Salí y respiré el aire de la calle. La noche ya no era tan fría como en las semanas anteriores; a pesar de eso, un fino vaho cubría de misterio la luz naranja de las farolas. Me encaminé hacia mi propia casa. A medida que la música de Juan se iba haciendo imperceptible mis pensamientos comenzaban a florecer. ¿Era la ironía una autodefensa generacional? ¿Una forma de guardar distancia con un mundo agresivo, complejo? La última capa de civilización, la única reacción posible frente a la desesperación y el alienamiento del siglo XXI. Palabras, palabras y más palabras.
En el banco de un parque, dos veinteañeros se estaban metiendo mano a lo loco. Él era indistinguible de todos los chavales de su edad: rapado por los lados y con peloto rizado en el centro, pantalones de chándal ajustados, unas Nike falsas, riñonera, chaqueta técnica. Ella podría haber figurado en el videoclip de cualquiera de esos raperos post-marginales con la cara tatuada que tanto le gustaban a Juan. Pero no era su aspecto lo que los hacía comunes ni distintos. Era su actitud. Su total entrega.
Se estaban devorando el uno al otro. Sin dobleces, sin ocultarse el deseo ni las ganas. Como perros persiguiendo una pelota.
No. Definitivamente, no. La ironía era puro miedo al rechazo, pura inseguridad. Miedo a ser honesto e ir de frente. Miedo a sentir las cosas y expresarlas. Miedo a estar vivo en la vida, a que las cosas te traspasen. Miedo a construir, que es el miedo a que tu construcción se derrumbe. Miedo a la pasión. Miedo a la verdad. La ironía era pura cobardía disfrazada de sofisticación.

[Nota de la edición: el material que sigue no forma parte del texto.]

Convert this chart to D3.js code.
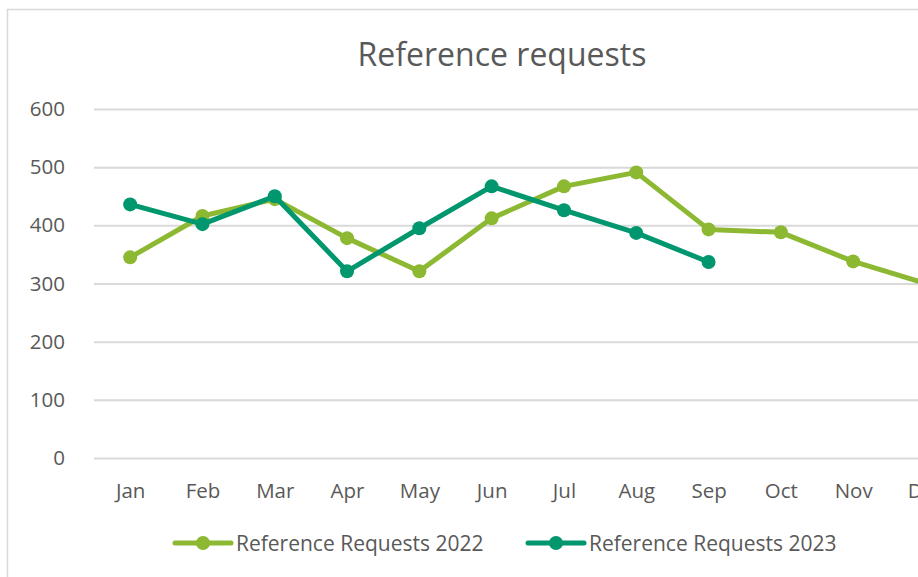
<!DOCTYPE html>
<html>
<head>
<meta charset="utf-8">
<script src="https://cdn.jsdelivr.net/npm/d3@7"></script>
<style>
  html, body { margin: 0; padding: 0; background: #fff; overflow: hidden; }
  svg { display: block; font-family: "Open Sans", sans-serif; }
</style>
</head>
<body>
<div id="chart"></div>
<script>
// data
var months = ['Jan', 'Feb', 'Mar', 'Apr', 'May', 'Jun', 'Jul', 'Aug', 'Sep', 'Oct', 'Nov', 'Dec'];
var requests2022 = [345, 416, 445, 378, 321, 412, 467, 491, 393, 388, 338, 300];
var requests2023 = [436, 402, 450, 321, 395, 467, 426, 387, 337];
var yTicks = [0, 100, 200, 300, 400, 500, 600];
var seriesNames = ['Reference Requests 2022', 'Reference Requests 2023'];

var width = 918;
var height = 577;
var margin = { top: 109, left: 94, bottom: 119 };
var step = 72.3;
var colors = ['#8CB832', '#00966E'];
var textColor = '#595959';
var gridColor = '#d9d9d9';

var svg = d3.select('#chart').append('svg')
  .attr('width', width)
  .attr('height', height);

// chart area border (runs off the right and bottom of the picture)
svg.append('rect')
  .attr('x', 7.5).attr('y', 9.5)
  .attr('width', 1200).attr('height', 800)
  .attr('fill', 'none')
  .attr('stroke', gridColor)
  .attr('stroke-width', 1.5);

svg.append('text')
  .attr('x', 502).attr('y', 66)
  .attr('text-anchor', 'middle')
  .attr('fill', textColor)
  .attr('font-size', '32px')
  .text('Reference requests');

// scales
var x = d3.scalePoint()
  .domain(months)
  .range([margin.left + step / 2, margin.left + step * 11.5]);

var y = d3.scaleLinear()
  .domain([0, 600])
  .range([height - margin.bottom, margin.top]);

// gridlines + y labels
var yAxis = svg.append('g')
  .call(d3.axisLeft(y).tickValues(yTicks).tickSize(-step * 12).tickPadding(29))
  .attr('transform', 'translate(' + margin.left + ',0)');
yAxis.select('.domain').remove();
yAxis.selectAll('.tick line').attr('stroke', gridColor).attr('stroke-width', 2);
yAxis.selectAll('.tick text')
  .attr('fill', textColor)
  .attr('font-size', '20.5px')
  .attr('font-family', '"Open Sans", sans-serif');

// x labels
var xAxis = svg.append('g')
  .attr('transform', 'translate(0,' + (height - margin.bottom) + ')')
  .call(d3.axisBottom(x).tickSize(0).tickPadding(25));
xAxis.select('.domain').remove();
xAxis.selectAll('.tick text')
  .attr('fill', textColor)
  .attr('font-size', '20.5px')
  .attr('font-family', '"Open Sans", sans-serif');

var line = d3.line()
  .x(function (d, i) { return x(months[i]); })
  .y(function (d) { return y(d); });

[requests2022, requests2023].forEach(function (values, s) {
  svg.append('path')
    .datum(values)
    .attr('d', line)
    .attr('fill', 'none')
    .attr('stroke', colors[s])
    .attr('stroke-width', 5)
    .attr('stroke-linejoin', 'round');

  svg.append('g').selectAll('circle')
    .data(values)
    .join('circle')
    .attr('cx', function (d, i) { return x(months[i]); })
    .attr('cy', function (d) { return y(d); })
    .attr('r', 7)
    .attr('fill', colors[s]);
});

// legend
var legendX = [175, 528];
seriesNames.forEach(function (name, s) {
  var g = svg.append('g').attr('transform', 'translate(' + legendX[s] + ',543)');
  g.append('line')
    .attr('x1', 0).attr('x2', 56)
    .attr('stroke', colors[s])
    .attr('stroke-width', 5)
    .attr('stroke-linecap', 'round');
  g.append('circle').attr('cx', 28).attr('r', 7).attr('fill', colors[s]);
  g.append('text')
    .attr('x', 61).attr('y', 7.5)
    .attr('fill', textColor)
    .attr('font-size', '21px')
    .text(name);
});
</script>
</body>
</html>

–Tío, ¿te pasa algo? –me interrumpió el chaval, al ver que un pavo le observaba con ternura mientras se daba el lote con su piba.
–No. Perdona, yo…
–Venga. Andando o te rajo.
FLECHITA PARA ARRIBA
El martes vi a The 1975 por primera vez fuera de un festival y no decepcionaron. Son, probablemente, mi grupo favorito del siglo XXI. Lagrimones.
FLECHITA PARA ABAJO
Hace poco me saltó en YouTube esta actuación de Bowie y caí en que tiene MÁS DE MEDIO SIGLO DE ANTIGÜEDAD. La modernidad está más que inventada y “Zorra” es tan rancia como la mili.
La ironía como escudo para que no sepan lo que realmente pensamos o sentimos. Qué difícil es hablar con alguien que ha puesto esa barrera, al que todo le da lo mismo, no se toma nada en serio, no le gusta ni le disgusta nada. ¿Cómo traspasamos esa barrera? Supongo que la única respuesta es ser honestos hasta el punto de la ingenuidad, resultar demasiado cándidos, abiertos. No tener miedo de que sus respuestas nos hieran o que no nos entiendan o no nos quieran entender. Simplemente ser como somos, sin ironías, completamente transparentes. Tenemos un amigo que es así, y con esa personalidad y cero miedo de que le juzguen hace posible que bajen todas las barreras, pero desde luego es difícil para el resto de los mortales. Un abrazo y gracias por tu escritura 💙 M.